--- start of DATASET SECTION ---

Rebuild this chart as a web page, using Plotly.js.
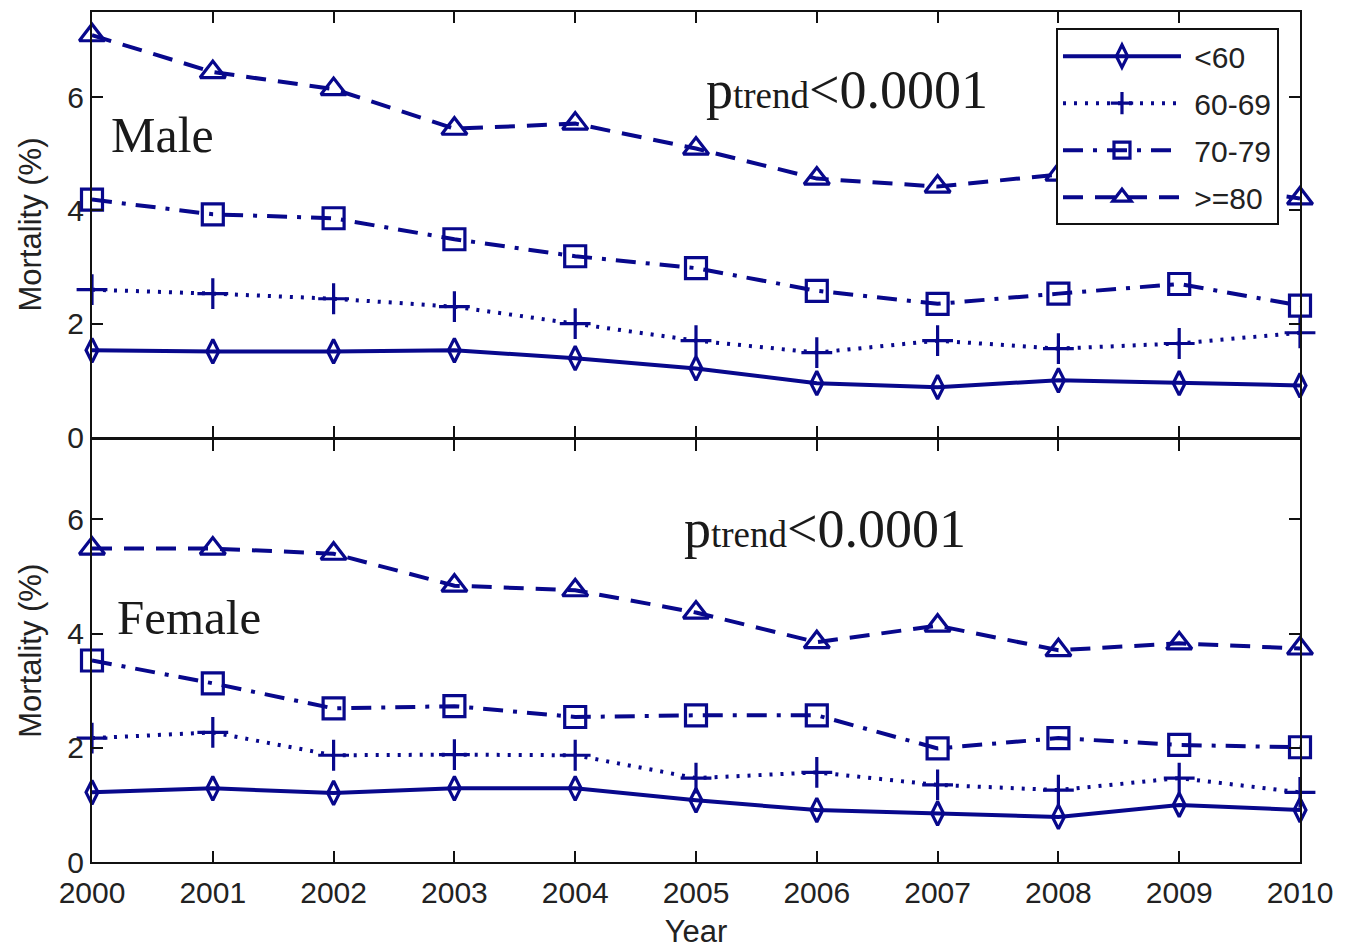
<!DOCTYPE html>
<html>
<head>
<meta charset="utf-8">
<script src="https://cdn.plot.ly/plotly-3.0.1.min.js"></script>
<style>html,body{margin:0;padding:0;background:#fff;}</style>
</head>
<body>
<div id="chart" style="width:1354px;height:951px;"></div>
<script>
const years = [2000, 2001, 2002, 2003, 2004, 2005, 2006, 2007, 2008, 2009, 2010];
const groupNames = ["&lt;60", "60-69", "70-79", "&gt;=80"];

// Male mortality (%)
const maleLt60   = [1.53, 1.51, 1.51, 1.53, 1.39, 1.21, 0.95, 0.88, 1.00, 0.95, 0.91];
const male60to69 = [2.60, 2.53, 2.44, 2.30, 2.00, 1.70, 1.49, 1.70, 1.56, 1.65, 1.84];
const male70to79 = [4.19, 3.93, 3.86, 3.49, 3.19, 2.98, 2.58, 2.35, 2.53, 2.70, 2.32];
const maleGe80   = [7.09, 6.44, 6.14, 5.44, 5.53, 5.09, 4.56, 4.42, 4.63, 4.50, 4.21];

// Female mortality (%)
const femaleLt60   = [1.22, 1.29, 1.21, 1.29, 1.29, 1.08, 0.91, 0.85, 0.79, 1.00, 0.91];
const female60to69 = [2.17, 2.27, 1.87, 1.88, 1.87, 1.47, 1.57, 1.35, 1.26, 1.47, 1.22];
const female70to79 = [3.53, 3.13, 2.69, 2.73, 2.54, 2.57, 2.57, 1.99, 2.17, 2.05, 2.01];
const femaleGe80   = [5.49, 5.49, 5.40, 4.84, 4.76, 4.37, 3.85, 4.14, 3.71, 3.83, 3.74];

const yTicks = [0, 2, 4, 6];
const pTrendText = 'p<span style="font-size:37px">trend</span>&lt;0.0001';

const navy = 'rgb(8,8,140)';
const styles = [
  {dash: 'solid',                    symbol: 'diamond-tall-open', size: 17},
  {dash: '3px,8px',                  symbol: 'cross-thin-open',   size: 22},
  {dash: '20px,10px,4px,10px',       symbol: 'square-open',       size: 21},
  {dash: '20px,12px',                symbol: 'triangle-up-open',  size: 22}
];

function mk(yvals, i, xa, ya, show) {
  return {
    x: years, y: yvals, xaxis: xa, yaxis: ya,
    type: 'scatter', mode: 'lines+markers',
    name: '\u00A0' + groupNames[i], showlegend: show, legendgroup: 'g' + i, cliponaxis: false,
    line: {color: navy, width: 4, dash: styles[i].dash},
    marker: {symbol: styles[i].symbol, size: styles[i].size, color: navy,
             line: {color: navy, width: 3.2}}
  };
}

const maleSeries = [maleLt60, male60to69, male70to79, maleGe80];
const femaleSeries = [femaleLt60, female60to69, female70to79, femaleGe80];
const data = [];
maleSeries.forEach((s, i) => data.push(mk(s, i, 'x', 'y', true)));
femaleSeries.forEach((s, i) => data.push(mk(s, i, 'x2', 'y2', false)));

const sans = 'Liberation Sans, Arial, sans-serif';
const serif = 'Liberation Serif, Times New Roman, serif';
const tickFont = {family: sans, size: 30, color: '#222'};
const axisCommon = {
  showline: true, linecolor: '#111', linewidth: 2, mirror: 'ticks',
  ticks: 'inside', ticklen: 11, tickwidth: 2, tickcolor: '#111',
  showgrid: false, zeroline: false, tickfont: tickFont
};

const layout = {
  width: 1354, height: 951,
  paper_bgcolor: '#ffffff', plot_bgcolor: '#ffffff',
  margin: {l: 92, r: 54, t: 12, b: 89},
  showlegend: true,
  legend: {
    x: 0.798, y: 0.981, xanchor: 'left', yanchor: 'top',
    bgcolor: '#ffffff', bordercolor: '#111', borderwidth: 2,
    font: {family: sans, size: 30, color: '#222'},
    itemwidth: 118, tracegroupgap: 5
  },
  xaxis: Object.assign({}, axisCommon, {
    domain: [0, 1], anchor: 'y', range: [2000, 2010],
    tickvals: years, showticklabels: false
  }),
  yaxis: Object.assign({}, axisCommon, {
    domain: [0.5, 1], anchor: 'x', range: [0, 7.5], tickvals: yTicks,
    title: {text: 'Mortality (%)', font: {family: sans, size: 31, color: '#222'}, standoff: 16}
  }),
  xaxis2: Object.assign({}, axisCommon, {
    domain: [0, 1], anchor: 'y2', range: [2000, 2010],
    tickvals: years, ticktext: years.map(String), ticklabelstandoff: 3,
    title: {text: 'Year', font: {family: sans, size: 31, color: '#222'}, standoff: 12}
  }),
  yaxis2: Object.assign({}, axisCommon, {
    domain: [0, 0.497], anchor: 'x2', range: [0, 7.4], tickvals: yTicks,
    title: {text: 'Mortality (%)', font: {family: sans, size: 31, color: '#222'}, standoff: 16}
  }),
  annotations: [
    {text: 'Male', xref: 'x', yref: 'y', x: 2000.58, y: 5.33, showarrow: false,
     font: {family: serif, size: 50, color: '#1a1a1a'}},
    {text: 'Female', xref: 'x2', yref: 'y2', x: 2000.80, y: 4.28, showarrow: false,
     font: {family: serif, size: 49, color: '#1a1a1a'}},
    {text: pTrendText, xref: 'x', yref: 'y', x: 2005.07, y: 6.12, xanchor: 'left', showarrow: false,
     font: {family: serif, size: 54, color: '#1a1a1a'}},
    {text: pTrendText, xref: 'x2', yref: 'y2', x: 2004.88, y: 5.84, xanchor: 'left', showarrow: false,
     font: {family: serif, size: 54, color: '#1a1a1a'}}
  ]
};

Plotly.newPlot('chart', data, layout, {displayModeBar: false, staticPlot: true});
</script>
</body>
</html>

--- end of DATASET SECTION ---

◆ WHAT YOU WILL DO:
Make an exact copy of the lines from the top of the material through the line with "4.63, 4.50, 4.21];", pictures excluded.

◆ RESULT OF THE TASK:
Rebuild this chart as a web page, using Plotly.js.
<!DOCTYPE html>
<html>
<head>
<meta charset="utf-8">
<script src="https://cdn.plot.ly/plotly-3.0.1.min.js"></script>
<style>html,body{margin:0;padding:0;background:#fff;}</style>
</head>
<body>
<div id="chart" style="width:1354px;height:951px;"></div>
<script>
const years = [2000, 2001, 2002, 2003, 2004, 2005, 2006, 2007, 2008, 2009, 2010];
const groupNames = ["&lt;60", "60-69", "70-79", "&gt;=80"];

// Male mortality (%)
const maleLt60   = [1.53, 1.51, 1.51, 1.53, 1.39, 1.21, 0.95, 0.88, 1.00, 0.95, 0.91];
const male60to69 = [2.60, 2.53, 2.44, 2.30, 2.00, 1.70, 1.49, 1.70, 1.56, 1.65, 1.84];
const male70to79 = [4.19, 3.93, 3.86, 3.49, 3.19, 2.98, 2.58, 2.35, 2.53, 2.70, 2.32];
const maleGe80   = [7.09, 6.44, 6.14, 5.44, 5.53, 5.09, 4.56, 4.42, 4.63, 4.50, 4.21];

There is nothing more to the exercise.